Warehouses reduce cognitive load by enforcing one canonical way to create tables.

This matters when accuracy, consistency, and trust are important.

5. When is a data lake or Spark system the better choice?

Choose a data lake with Spark when you’re running:

     • Large-scale machine learning

     • Real-time recommendations

     • Fraud detection

     • Log ingestion pipelines

     • Compute-heavy ETL

     • Multi-language pipelines

     • High-volume image/video processing

     • Streaming architectures

6. What does governance look like in each system?

Warehouse Governance (Snowflake)

     • Strong schema enforcement

     • Consistent tables

     • Easy access control

     • Little room for divergence

     • Predictable lineage

Datalake Governance (Databricks)

     • Highly flexible

     • Many ways to define tables

     • High schema drift risk

     • Requires strong rules and ownership

     • Easier to break without noticing

Governance is the hidden cost of a datalake.

7. Can data lakes and data warehouses work together?

Yes - and this hybrid architecture is increasingly becoming the default design for 2026. A modern stack looks like:

     1. Raw data lands in a datalake (S3, ADLS, GCS)

     2. Transformations produce Parquet/Delta files

     3. Cleaned, analytics-ready data flows into the warehouse

     4. BI, forecasting, and applications run on the warehouse

It gives you flexibility + structure, the best of both worlds.

Where Riley Fits Into This Hybrid Architecture

In a hybrid lake + warehouse model, a data orchestration layer is essential for turning raw, messy inputs into clean, decision-ready tables.

This is where Riley’s Customer Data Orchestration System (CDOS) fits naturally:

     • Ingests raw data directly from S3 or cloud storage

     • Cleans, standardizes, and reconciles schema drift

     • Generates analysis-ready semantic layers

     • Publishes structured outputs to Snowflake

     • Eliminates the need to maintain Spark pipelines or complex ETL code

You get the flexibility of a datalake without inheriting the full engineering burden — and the reliability of a warehouse without manual modeling work.
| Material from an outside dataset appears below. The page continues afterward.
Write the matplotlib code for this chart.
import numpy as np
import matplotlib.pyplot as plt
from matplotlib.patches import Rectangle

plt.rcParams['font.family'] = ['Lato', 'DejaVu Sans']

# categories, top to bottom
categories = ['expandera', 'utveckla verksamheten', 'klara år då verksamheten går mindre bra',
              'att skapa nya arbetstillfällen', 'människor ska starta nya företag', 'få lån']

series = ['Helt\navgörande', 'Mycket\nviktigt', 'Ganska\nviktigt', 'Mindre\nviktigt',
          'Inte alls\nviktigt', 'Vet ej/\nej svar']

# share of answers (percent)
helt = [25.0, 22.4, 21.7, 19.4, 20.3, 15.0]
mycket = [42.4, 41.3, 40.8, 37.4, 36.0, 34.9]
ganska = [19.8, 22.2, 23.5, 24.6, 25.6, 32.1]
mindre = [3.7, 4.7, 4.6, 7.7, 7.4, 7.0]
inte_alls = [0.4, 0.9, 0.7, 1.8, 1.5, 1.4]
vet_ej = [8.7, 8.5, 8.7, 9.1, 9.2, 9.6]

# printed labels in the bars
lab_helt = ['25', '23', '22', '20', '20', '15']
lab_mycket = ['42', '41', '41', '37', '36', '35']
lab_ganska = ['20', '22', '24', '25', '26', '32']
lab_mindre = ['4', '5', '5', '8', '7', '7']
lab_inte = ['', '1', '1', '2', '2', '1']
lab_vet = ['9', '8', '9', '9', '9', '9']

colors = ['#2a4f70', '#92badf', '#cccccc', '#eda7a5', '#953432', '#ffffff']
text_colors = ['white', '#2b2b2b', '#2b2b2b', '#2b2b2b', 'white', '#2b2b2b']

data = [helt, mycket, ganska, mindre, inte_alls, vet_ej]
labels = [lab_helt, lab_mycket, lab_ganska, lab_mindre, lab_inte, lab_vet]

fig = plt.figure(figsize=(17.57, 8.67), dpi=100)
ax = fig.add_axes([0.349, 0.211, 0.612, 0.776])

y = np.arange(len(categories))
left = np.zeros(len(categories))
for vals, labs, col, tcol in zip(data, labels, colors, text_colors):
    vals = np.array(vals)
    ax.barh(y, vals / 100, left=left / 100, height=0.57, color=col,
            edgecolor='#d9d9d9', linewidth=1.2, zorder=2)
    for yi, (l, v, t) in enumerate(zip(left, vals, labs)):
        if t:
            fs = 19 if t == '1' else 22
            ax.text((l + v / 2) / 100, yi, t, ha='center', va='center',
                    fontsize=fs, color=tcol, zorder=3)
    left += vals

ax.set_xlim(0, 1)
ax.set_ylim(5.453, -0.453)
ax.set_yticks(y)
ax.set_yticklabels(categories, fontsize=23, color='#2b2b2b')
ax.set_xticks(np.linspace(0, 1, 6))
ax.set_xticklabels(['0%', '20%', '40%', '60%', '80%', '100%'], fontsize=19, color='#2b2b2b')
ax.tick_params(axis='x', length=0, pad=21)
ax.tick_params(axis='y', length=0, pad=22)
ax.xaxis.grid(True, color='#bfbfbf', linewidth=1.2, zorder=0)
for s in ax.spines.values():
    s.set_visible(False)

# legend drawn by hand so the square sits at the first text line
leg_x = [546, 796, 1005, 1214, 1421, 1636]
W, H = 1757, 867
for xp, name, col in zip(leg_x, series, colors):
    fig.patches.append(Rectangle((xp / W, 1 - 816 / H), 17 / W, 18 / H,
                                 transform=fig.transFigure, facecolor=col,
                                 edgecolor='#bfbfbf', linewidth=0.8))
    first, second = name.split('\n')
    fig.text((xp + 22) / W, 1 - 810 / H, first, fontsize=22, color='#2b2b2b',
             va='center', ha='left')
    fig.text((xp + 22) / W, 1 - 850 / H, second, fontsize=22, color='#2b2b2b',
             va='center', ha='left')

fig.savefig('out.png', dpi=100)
8. How does AI influence the datalake vs. warehouse decision?

AI changes the priority from “store everything” to:

     • clean, consistent, high-quality data

     • fast retrieval

     • clear lineage and metadata

     • stable schemas

     • governed transformations

Most failed AI initiatives fail because of data quality — not model quality.
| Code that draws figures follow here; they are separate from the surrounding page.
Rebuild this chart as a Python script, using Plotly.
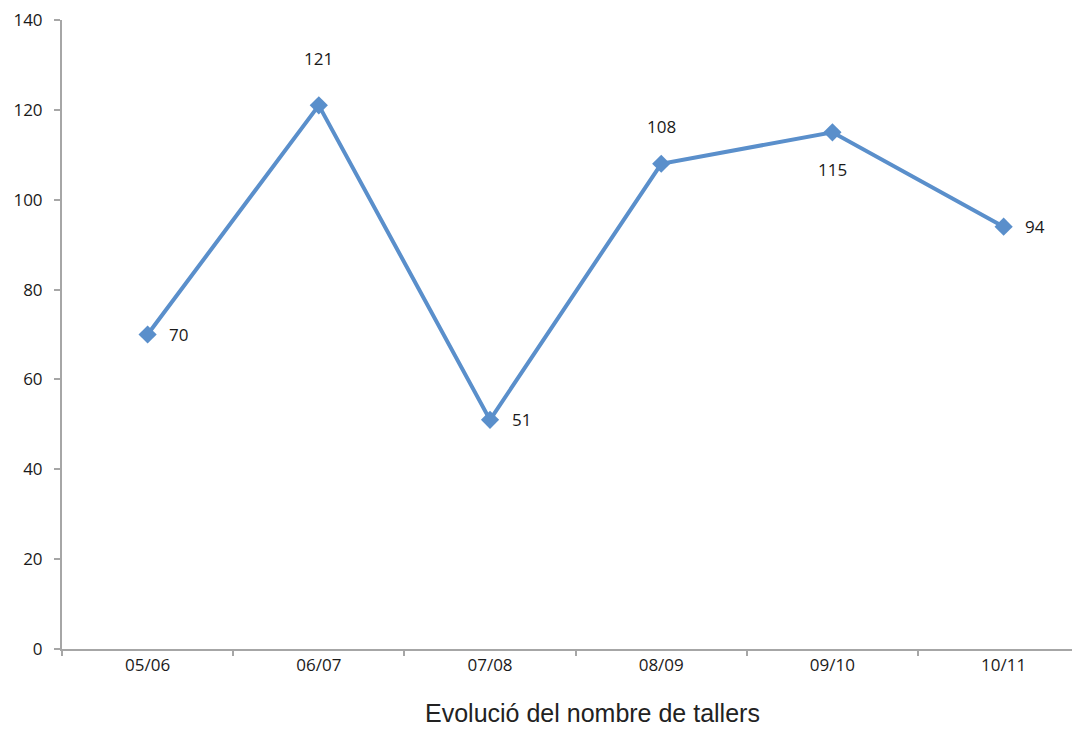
import plotly.graph_objects as go

# Dades
cursos = ["05/06", "06/07", "07/08", "08/09", "09/10", "10/11"]
tallers = [70, 121, 51, 108, 115, 94]
# desplaçament de cada etiqueta (px)
etiq_dx = [31, 0, 31, 0, 0, 31]
etiq_dy = [0, 47, 0, 37, -37, 0]

blau = "#5a8fcb"
gris = "#a6a6a6"

fig = go.Figure()
fig.add_trace(go.Scatter(
    x=cursos,
    y=tallers,
    mode="lines+markers",
    line=dict(color=blau, width=4),
    marker=dict(symbol="diamond", size=14, color=blau),
    hoverinfo="x+y",
    showlegend=False,
))

# Etiquetes de dades
for c, v, dx, dy in zip(cursos, tallers, etiq_dx, etiq_dy):
    fig.add_annotation(
        x=c, y=v, text=str(v), showarrow=False,
        xshift=dx, yshift=dy,
        font=dict(family="Open Sans", size=17, color="#1a1a1a"),
    )

# Títol a sota
fig.add_annotation(
    text="Evolució del nombre de tallers",
    xref="paper", yref="paper", x=0.5216, y=-0.1017,
    xanchor="center", yanchor="middle", showarrow=False,
    font=dict(family="Liberation Sans", size=25, color="#222222"),
)

fig.update_xaxes(
    type="category",
    range=[-0.5, 5.446],
    tickson="boundaries",
    ticks="outside", ticklen=5, tickwidth=2, tickcolor=gris,
    showline=True, linecolor=gris, linewidth=2,
    showgrid=False, zeroline=False,
    tickfont=dict(family="Open Sans", size=17, color="#1a1a1a"),
)
fig.update_yaxes(
    range=[0, 140],
    tickvals=[0, 20, 40, 60, 80, 100, 120, 140],
    ticks="outside", ticklen=6, tickwidth=2, tickcolor=gris,
    showline=True, linecolor=gris, linewidth=2,
    showgrid=False, zeroline=False,
    tickfont=dict(family="Open Sans", size=17, color="#1a1a1a"),
    ticklabelstandoff=8,
    ticklabeloverflow="allow",
)

# la pàgina té 8 px de marge al body
fig.update_layout(
    width=1072, height=721,
    margin=dict(l=54, r=0, t=12, b=80),
    plot_bgcolor="white", paper_bgcolor="white",
)

fig.write_html("out.html")
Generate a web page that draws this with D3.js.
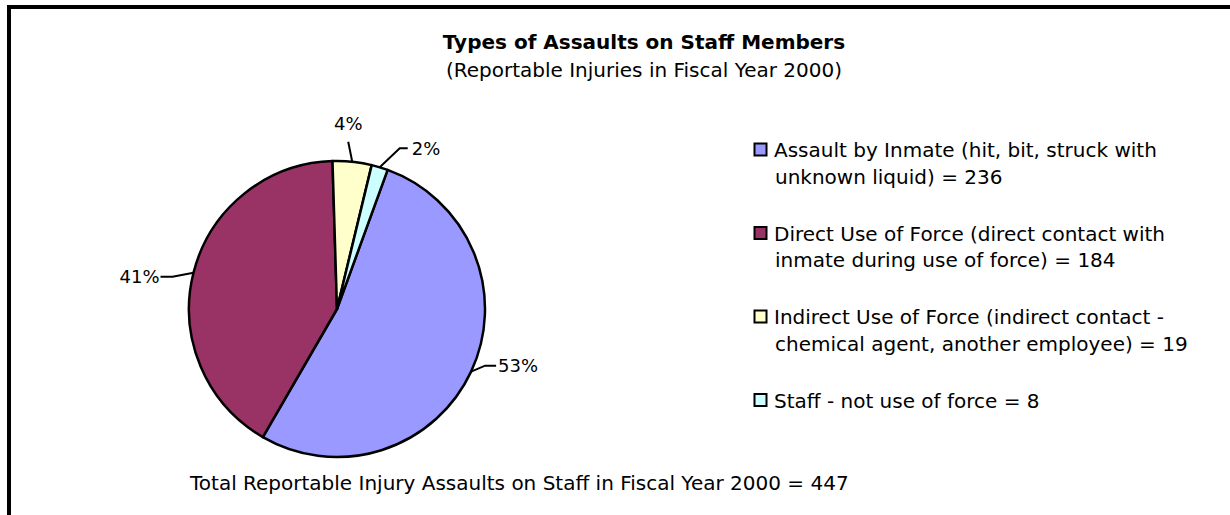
<!DOCTYPE html>
<html>
<head>
<meta charset="utf-8">
<script src="https://cdn.jsdelivr.net/npm/d3@7"></script>
<style>
  html, body { margin: 0; padding: 0; background: #fff; }
  svg { display: block; }
  text { font-family: "DejaVu Sans", sans-serif; fill: #000; }
</style>
</head>
<body>
<svg id="chart" width="1230" height="515"></svg>
<script>
// Injury counts by assault type, fiscal year 2000
const categories = [
  "Assault by Inmate",
  "Direct Use of Force",
  "Indirect Use of Force",
  "Staff - not use of force"
];
const legendLines = [
  ["Assault by Inmate (hit, bit, struck with", "unknown liquid) = 236"],
  ["Direct Use of Force (direct contact with", "inmate during use of force) = 184"],
  ["Indirect Use of Force (indirect contact -", "chemical agent, another employee) = 19"],
  ["Staff - not use of force = 8"]
];
const counts = [236, 184, 19, 8];
const colors = ["#9999FF", "#993366", "#FFFFCC", "#CCFFFF"];
const titleText = "Types of Assaults on Staff Members";
const subtitleText = "(Reportable Injuries in Fiscal Year 2000)";
const footerText = "Total Reportable Injury Assaults on Staff in Fiscal Year 2000 = 447";

const svg = d3.select("#chart");

// frame (right and bottom edges run off the page)
svg.append("rect")
  .attr("x", 9).attr("y", 7)
  .attr("width", 1400).attr("height", 700)
  .attr("fill", "none").attr("stroke", "#000").attr("stroke-width", 4);

// titles
svg.append("text").attr("x", 644).attr("y", 49)
  .attr("text-anchor", "middle").attr("font-size", 20).attr("font-weight", "bold")
  .text(titleText);
svg.append("text").attr("x", 644).attr("y", 77)
  .attr("text-anchor", "middle").attr("font-size", 20)
  .text(subtitleText);

// pie
const cx = 337, cy = 309, r = 148;
const deg = Math.PI / 180;
const pie = d3.pie().sort(null).value(d => d)
  .startAngle(20 * deg).endAngle(380 * deg);
const arcs = pie(counts);
const arc = d3.arc().innerRadius(0).outerRadius(r);
const total = d3.sum(counts);
const pct = d3.format(".0%");

const g = svg.append("g").attr("transform", `translate(${cx},${cy})`);
g.selectAll("path.slice").data(arcs).enter().append("path")
  .attr("class", "slice")
  .attr("d", arc)
  .attr("fill", (d, i) => colors[i])
  .attr("stroke", "#000").attr("stroke-width", 2.5)
  .attr("stroke-linejoin", "round");

// label placement per slice: elbow offset, tick direction, text anchor
const labelSpec = [
  { elbow: [14, -6], tick: 11, anchor: "start", dx: 2, dy: 6.5 },
  { elbow: [-21, 4], tick: -12, anchor: "end", dx: -1, dy: 6.5 },
  { elbow: [-4, -20], tick: 0, anchor: "middle", dx: 0, dy: -12 },
  { elbow: [20, -19], tick: 8, anchor: "start", dx: 4, dy: 7 }
];

arcs.forEach((d, i) => {
  const mid = (d.startAngle + d.endAngle) / 2;
  const px = Math.sin(mid) * r, py = -Math.cos(mid) * r;
  const s = labelSpec[i];
  const ex = px + s.elbow[0], ey = py + s.elbow[1];
  const tx = ex + s.tick;
  const pts = [[px, py], [ex, ey], [tx, ey]];
  g.append("path")
    .attr("d", d3.line()(pts))
    .attr("fill", "none").attr("stroke", "#000").attr("stroke-width", 2);
  g.append("text")
    .attr("x", tx + s.dx).attr("y", ey + s.dy)
    .attr("text-anchor", s.anchor).attr("font-size", 18)
    .text(pct(d.data / total));
});

// legend
const legend = svg.append("g").attr("transform", "translate(754,157)");
const entry = legend.selectAll("g.entry").data(categories).enter().append("g")
  .attr("class", "entry")
  .attr("transform", (d, i) => `translate(0,${i * 83.5})`);
entry.append("rect")
  .attr("x", 0.5).attr("y", -13.5).attr("width", 12).attr("height", 12)
  .attr("fill", (d, i) => colors[i]).attr("stroke", "#000").attr("stroke-width", 2);
entry.each(function (d, i) {
  const t = d3.select(this).append("text").attr("font-size", 20);
  legendLines[i].forEach((line, j) => {
    t.append("tspan").attr("x", j === 0 ? 20 : 21).attr("y", j * 26.5).text(line);
  });
});

// footer total
svg.append("text").attr("x", 190).attr("y", 490)
  .attr("font-size", 20)
  .text(footerText);
</script>
</body>
</html>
Warehouses support AI by ensuring:

     • stable feature tables

     • versioned datasets

     • clean historical data

     • reliable joins

     • consistent metrics

AI doesn’t need a datalake — it needs good data.

9. Which architecture should my organization choose?
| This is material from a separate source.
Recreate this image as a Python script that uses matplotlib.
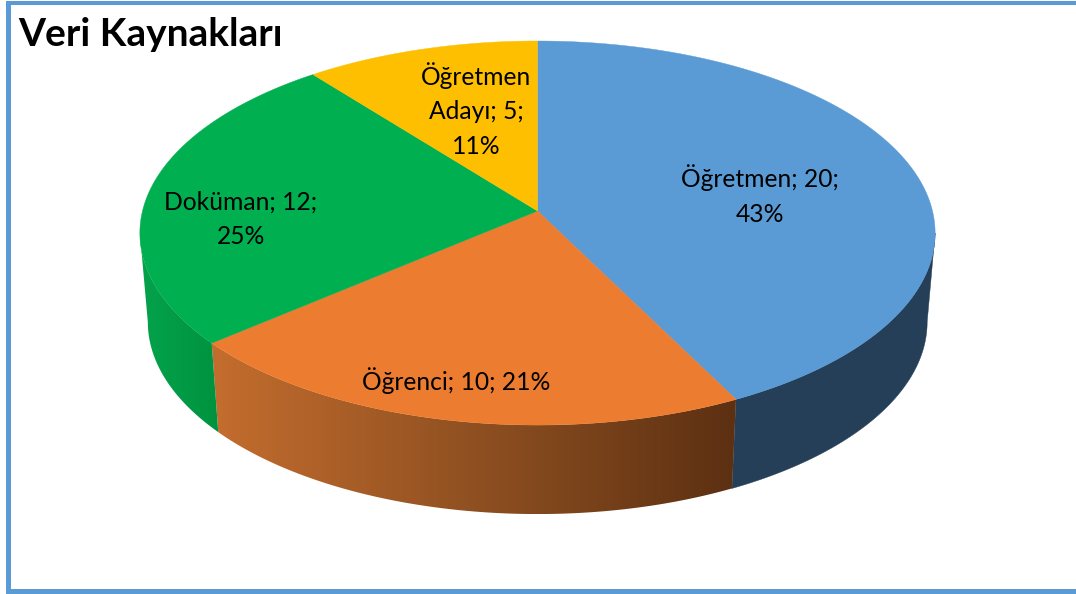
#!/usr/bin/env python3
# -*- coding: utf-8 -*-
import numpy as np
import matplotlib
matplotlib.use('Agg')
import matplotlib.pyplot as plt
from matplotlib.colors import LinearSegmentedColormap
from matplotlib.patches import Polygon, Rectangle

# data
categories = ['Öğretmen', 'Öğrenci', 'Doküman', 'Öğretmen\nAdayı']
values = [20, 10, 12, 5]
percents = [43, 21, 25, 11]
top_colors = ['#5B9BD5', '#EB7C30', '#00AF50', '#FDBF00']
title = 'Veri Kaynakları'

plt.rcParams['font.family'] = ['Lato', 'DejaVu Sans']

W, H = 1076, 594
CX, CY = 537.5, 211     # pie centre as seen on screen
A, B, K = 395, 189.5, 0.1147   # tilt of the disc
DEPTH, SHRINK = 89, 0.98
BLUE = '#5B9BD5'
# where the disc is widest, the side wall starts there
T_WIDE = np.arccos(-K)


def rim(t, bottom=False):
    # t in radians clockwise from top, perspective projection of the circle
    u, v = np.sin(t), np.cos(t)
    d = 1 + K * v
    x = A * u / d
    y = B * v / d
    if bottom:
        return CX + SHRINK * x, CY - y + DEPTH
    return CX + x, CY - y


def side_poly(t0, t1):
    t0 = max(t0, T_WIDE)
    t1 = min(t1, 2 * np.pi - T_WIDE)
    t = np.linspace(t0, t1, 200)
    x0, y0 = rim(t)
    x1, y1 = rim(t, bottom=True)
    return np.column_stack([np.r_[x0, x1[::-1]], np.r_[y0, y1[::-1]]])


fig = plt.figure(figsize=(W / 100, H / 100), dpi=100)
ax = fig.add_axes([0, 0, 1, 1])
ax.set_xlim(0, W)
ax.set_ylim(H, 0)
ax.axis('off')

# frame, no line on the right
ax.add_patch(Rectangle((6, 1), W - 6, 3.5, color=BLUE, lw=0))
ax.add_patch(Rectangle((6, 1), 5, H - 1, color=BLUE, lw=0))
ax.add_patch(Rectangle((6, 589), W - 6, 5, color=BLUE, lw=0))

edges = np.r_[0, np.cumsum(values)] / sum(values) * 2 * np.pi

# sides first, the top faces cover what is hidden
side_blue = Polygon(side_poly(edges[0], edges[1]), fc='#243F57', ec='#243F57', lw=0.3)
ax.add_patch(side_blue)

orange_cmap = LinearSegmentedColormap.from_list('o', ['#C46D2E', '#8F5021', '#5C3012'])
green_cmap = LinearSegmentedColormap.from_list('g', ['#04A24C', '#00933F'])
for i, cmap in [(1, orange_cmap), (2, green_cmap)]:
    poly = side_poly(edges[i], edges[i + 1])
    patch = Polygon(poly, fc='none', ec='none')
    ax.add_patch(patch)
    x0, x1 = poly[:, 0].min(), poly[:, 0].max()
    grad = np.linspace(0, 1, 256)[None, :]
    im = ax.imshow(grad, cmap=cmap, extent=(x0, x1, poly[:, 1].max(), poly[:, 1].min()),
                   aspect='auto', interpolation='bilinear', zorder=1)
    im.set_clip_path(patch)
ax.set_xlim(0, W)
ax.set_ylim(H, 0)

for i in range(len(values)):
    t = np.linspace(edges[i], edges[i + 1], 200)
    x, y = rim(t)
    pts = np.column_stack([np.r_[CX, x], np.r_[CY, y]])
    ax.add_patch(Polygon(pts, fc=top_colors[i], ec=top_colors[i], lw=0.3, zorder=2))

# labels, wrapped the way the picture wraps them
labels = [
    f'{categories[0]}; {values[0]};\n{percents[0]}%',
    f'{categories[1]}; {values[1]}; {percents[1]}%',
    f'{categories[2]}; {values[2]};\n{percents[2]}%',
    f'{categories[3]}; {values[3]};\n{percents[3]}%',
]
label_pos = [(760, 195), (456, 381), (241, 219), (476, 110)]
for s, (x, y) in zip(labels, label_pos):
    ax.text(x, y, s, ha='center', va='center', fontsize=17.7, color='black',
            linespacing=1.6, zorder=3)

ax.text(18, 35, title, ha='left', va='center', fontsize=28, fontweight='bold',
        color='black', zorder=3)

fig.savefig('out.png', dpi=100)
Choose Data Warehouse (Snowflake) if you want:

     • Fast SQL

     • Consistent tables

     • Predictable pipelines

     • Lower engineering overhead

     • Strong governance

     • Reliable BI and forecasting

Choose Datalake + Databricks if you:

     • Run ML-heavy workloads

     • Have multi-language engineering teams

     • Process unstructured or streaming data

     • Need distributed compute

     • Have a strong data engineering function

Choose Hybrid (Lake + Warehouse + CDOS) if you want:

     • Flexibility + reliability

     • Lower operational burden

     • Clean AI-ready data

     • Clear lineage

     • Faster time to insight

10. What is the best data architecture for 2026?

For 80–90% of organizations, the highest-performing architecture is:

Data Lake (S3/Parquet)

CDOS Layer (Riley or similar)

Data Warehouse (Snowflake)

BI + AI Apps

This ensures:

     • the lake captures everything

     • the CDOS layer creates clean, reliable structure

     • the warehouse delivers performance and governance

     • analytics and AI run with minimal engineering overhead

Final Takeaway

The debate isn’t really “Data Lake vs Data Warehouse.”

The real question is:

How much engineering complexity does your organization actually need to produce clean, trustworthy, AI-ready data?

For most teams, the answer is:

Warehouse-first, lake-second, Riley’s CDOS in the middle.

The simplest, lowest-cost, most future-proof architecture.